I giovani no. Gli unici giovani che hanno trovato lavoro sono una parte di quelli da me autorizzati in sanità. Anzi, il governatore ha chiesto ed ottenuto che i suoi amici, e non solo del Pd, votassero in consiglio regionale un ordine del giorno che lo autorizzasse a revocare un mio decreto che autorizzava 571 assunzioni, perché…. le voleva autorizzare lui. Di politiche giovanili neppure l’ombra.
Gli anziani, infine, neppure. Mentre tutte le regioni assicurano per la parte sociale il 50% della retta socio-sanitaria per gli anziani non autosufficienti, la Calabria, per risparmiare sul suo bilancio contribuisce solo per il 30%.
Parlando di singoli comparti e cominciando dal più importante. Cosa ha fatto Oliverio per la sanità? Gli consiglio di leggersi il capitolo che gli ho dedicato nel mio libro “Calabria malata. Sanità, l’altra ‘Ndrangheta”.
L’unico suo obiettivo era diventare commissario. Ha ottenuto come risultato il decreto Calabria e con esso lo sfascio di quanto costruito in quattro anni da me, da alcuni direttori generali e da pochi dirigenti del dipartimento, da lui scientemente distrutto, non difendendo neppure il valore dei Lea raggiunti, per non aver inviato I flussi a Roma. Martedì 24 settembre infine, si è recato dal neo ministro alla salute Roberto Speranza e dopo un istituzionale saluto …«Com’è?» Ha chiesto quello che un anno prima avevo chiesto per iscritto alla ministra Grillo, ossia una legge Madia bis che consentisse la stabilizzazione dei precari. Ma un anno fa non eravamo sotto elezioni e la cosa non poteva interessare Oliverio.
Nel settore trasporti? Le strade calabresi sono post belliche, piene di buche da far concorrenza a Roma. In agricoltura, nell’edilizia scolastica e sanitaria, nel turismo?
Infine più in generale. Quale contributo ha dato per superare i record negativi calabresi? Il reddito pro capite è sempre il più basso d’Italia. La Pubblica amministrazione regionale è la più assenteista. Per efficienza nel 2017 la regione Calabria è 191esima su 193 regioni in Europa, le province calabresi occupano gli ultimi posti come qualità della vita. In compenso siamo abbondantemente primi per comuni e aziende sanitarie sciolte per infiltrazioni mafiose. La qualcosa sembra essere un problema delle prefetture e delle procure e non, invece, un’urgenza etica, culturale e poi politica di tutta la Calabria.

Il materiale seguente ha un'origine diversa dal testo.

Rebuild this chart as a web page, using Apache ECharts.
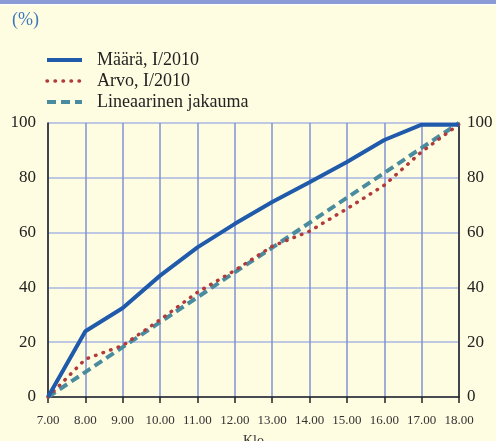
<!DOCTYPE html>
<html><head><meta charset="utf-8">
<script src="https://cdn.jsdelivr.net/npm/echarts@6/dist/echarts.min.js"></script>
<style>html,body{margin:0;padding:0;background:#fffde1;}#c{width:496px;height:441px;}</style>
</head><body><div id="c"></div>
<script>
const hours = ['7.00','8.00','9.00','10.00','11.00','12.00','13.00','14.00','15.00','16.00','17.00','18.00'];
const maara = [0, 24, 32.5, 44.3, 54.6, 63.2, 71.2, 78.4, 85.8, 93.8, 99.4, 99.4];
const arvo = [0, 13.8, 18.8, 28.2, 38.2, 46.2, 55, 60.5, 68.7, 77.3, 89.5, 99.5];
const lineaarinen = [0, 9.1, 18.2, 27.3, 36.4, 45.5, 54.5, 63.6, 72.7, 81.8, 90.9, 100];
const yTicks = [0, 20, 40, 60, 80, 100];

const serif = 'Liberation Serif';
const chart = echarts.init(document.getElementById('c'));
chart.setOption({
  backgroundColor: '#fffde1',
  animation: false,
  graphic: [
    {type:'rect', left:0, top:0, shape:{width:496, height:4}, style:{fill:'#8b9bd5'}},
    {type:'rect', left:0, top:4, shape:{width:496, height:1}, style:{fill:'#ffffff'}},
    {type:'text', left:12, top:11, style:{text:'(%)', fill:'#3d78bd', font:'18px "Liberation Serif"'}}
  ],
  legend: {
    orient: 'vertical', left: 45, top: 51, padding: 0,
    itemWidth: 35, itemHeight: 14, itemGap: 3,
    itemStyle: {opacity: 0},
    textStyle: {fontFamily: serif, fontSize: 18, color: '#222', lineHeight: 15, padding:[0,0,0,10]},
    data: [
      {name: 'Määrä, I/2010', lineStyle: {width: 4}},
      {name: 'Arvo, I/2010', lineStyle: {width: 3.5}},
      {name: 'Lineaarinen jakauma', lineStyle: {width: 4}}
    ]
  },
  grid: {left: 48, right: 37, top: 123, bottom: 44, outerBoundsMode: 'none'},
  xAxis: {
    type: 'category', data: hours, boundaryGap: false,
    name: 'Klo', nameLocation: 'middle', nameGap: 37,
    nameTextStyle: {fontFamily: serif, fontSize: 14, color: '#333'},
    axisLine: {lineStyle: {color: '#222', width: 1.5}},
    axisTick: {show: true, length: 6, interval: 0, lineStyle: {color: '#222', width: 1.5}},
    axisLabel: {fontFamily: serif, fontSize: 13, color: '#333', margin: 17, interval: 0},
    splitLine: {show: true, interval: 0, lineStyle: {color: '#8192d3', width: 1.5}}
  },
  yAxis: [
    {type: 'value', min: 0, max: 100, interval: 20, position: 'left',
     axisLine: {show: true, lineStyle: {color: '#222', width: 1.5}},
     axisTick: {show: false},
     axisLabel: {fontFamily: serif, fontSize: 17, color: '#222', margin: 12},
     splitLine: {show: true, lineStyle: {color: '#aab6e2', width: 1.5}}},
    {type: 'value', min: 0, max: 100, interval: 20, position: 'right',
     axisLine: {show: true, lineStyle: {color: '#222', width: 1.5}},
     axisTick: {show: false},
     axisLabel: {fontFamily: serif, fontSize: 17, color: '#222', margin: 8},
     splitLine: {show: false}}
  ],
  series: [
    {name: 'Lineaarinen jakauma', type: 'line', data: lineaarinen, symbol: 'none', z: 3,
     lineStyle: {color: '#4a8c9f', width: 4, type: [9, 5]}, itemStyle: {color: '#4a8c9f'}},
    {name: 'Arvo, I/2010', type: 'line', data: arvo, symbol: 'none', z: 4,
     lineStyle: {color: '#b23a3a', width: 3.5, type: [0.5, 7.5], cap: 'round'}, itemStyle: {color: '#b23a3a'}},
    {name: 'Määrä, I/2010', type: 'line', data: maara, symbol: 'none', z: 5,
     lineStyle: {color: '#1f5aab', width: 4}, itemStyle: {color: '#1f5aab'}}
  ]
});
</script></body></html>
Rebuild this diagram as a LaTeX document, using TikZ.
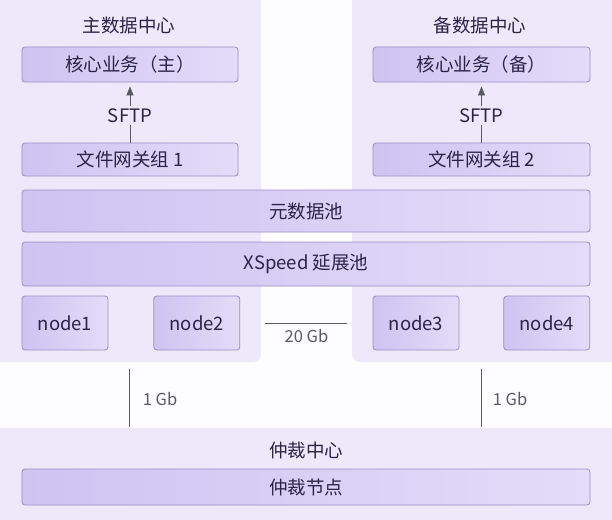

Dalla promessa di incatenarsi a Palazzo Chigi, formulata a Praia a Mare, quello di Oliverio è stato soltanto un crescendo di chiacchiere.
Insomma, per quali meriti Oliverio dovrebbe riproporsi candidato Pd e come penserebbe di raccogliere voti dai calabresi? Bene fa il partito nazionale a bloccarlo in questa corsa al suicidio.
Il Pd calabrese e la Calabria hanno bisogno di persone oneste, competenti e coraggiose, non di intramontabili oratori del nulla, che non possono vantare un solo risultato degno di attenzione.